We are all familiar with the primary societal structures for distributing resources and addressing human needs: Markets allocate capital (efficiently, they say) and are designed to optimize for financial returns. Governments regulate and provide public goods but are (far too often) constrained by politics, electoral cycles, and a broad aversion to risk-taking. And, Philanthropy, driven by generosity and a “love for humanity,” steps in to fill the gaps.  

What if these definitions, especially of philanthropy, are increasingly inadequate for the scale, complexity, and urgency of today’s challenges?

Philanthropy, in contrast to markets and governments, is uniquely positioned to act where uncertainty is high, outcomes are long-term, and returns — if and when they materialize — can be both social and financial. Philanthropy’s greatest advantage is not generosity or moral clarity — it is the sector’s capacity to absorb risk in service of public value creation.  

As a practitioner sitting at the intersection of money and mission, I believe the next frontier of social impact lies in how philanthropy reimagines risks, time horizons, and incentives to create value that neither markets nor governments can produce on their own. 

From “Doing Good” to “Creating Value” 

Philanthropy’s unique function is not to fill gaps left by markets and governments, but to create forms of value that are not yet visible to either. Philanthropy can and should fund the conditions under which future value — social, civic, and, yes, financial and economic — can emerge. This is especially true for ideas and opportunities where the beneficiaries are hard to define or imagine, the timelines are long, and success cannot be easily measured or owned. 

Yet too often, the sector underutilizes its risk-advantage, opting instead to behave like traditional investors or cautious public funders. It is time to reimagine philanthropy’s role as a market-shaper and systems-catalyst for public value creation.

The Discipline of Risk, Not the Romance of Innovation 

Free from the constraints of financial return, political consensus, and short-term performance accountability, philanthropy can operate as true risk capital. However, there is a tendency today to romanticize risk-taking as bold or visionary, when in reality, effective risk capital is disciplined, strategic, and often unglamorous. This approach requires:  

  • Clarity about which risks philanthropy is absorbing (technical, political, reputational, financial) 
  • Patience for non-linear progress and learning-driven adaptation 
  • Willingness to fund experimentation, and comfort with failure as information, not embarrassment 
  • Exit strategies that make room for (and require!) other forms of capital – even if they are designed to generate financial returns 

 Most importantly, funders must accept that their value may be invisible, as they are creating the conditions for others to succeed. 

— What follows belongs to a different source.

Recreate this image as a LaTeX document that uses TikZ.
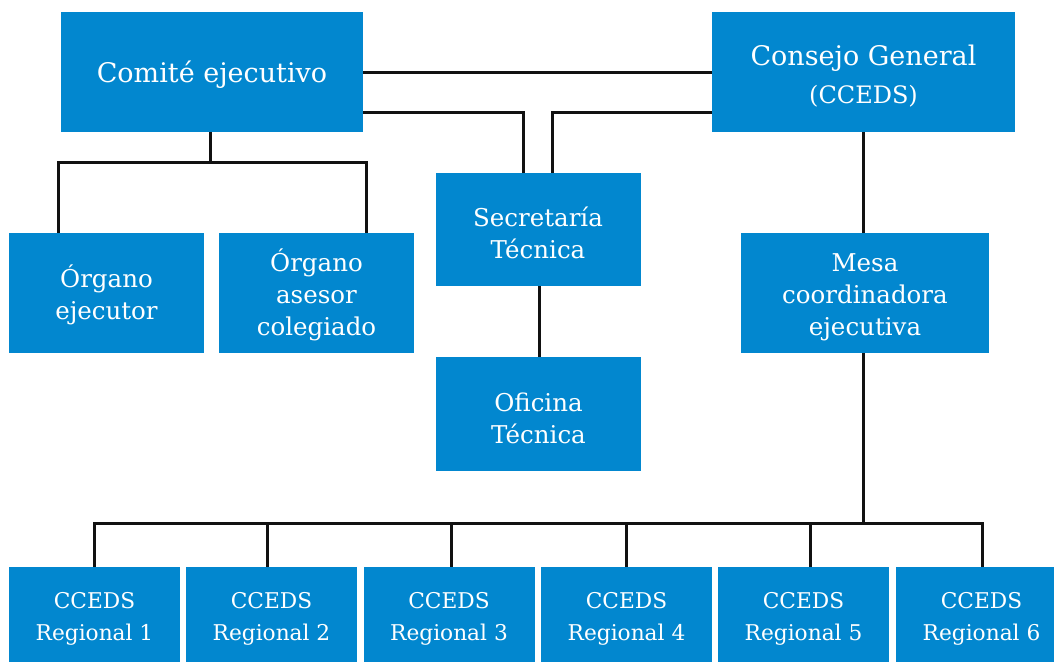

Making Solutions Possible 

The future of social impact will not be determined by whether philanthropy gives more or even gives better. It will be determined by whether philanthropy fully embraces its role as risk-bearing capital in a multi-sector value creation ecosystem. This requires humility about attribution, rigor about strategy, and courage to fund what others cannot — or will not. Philanthropy’s unique power is not to solve problems alone, but to make solutions possible. The question now is whether we will use that power deliberately or continue to operate below our potential while the challenges we seek to address grow ever more complex.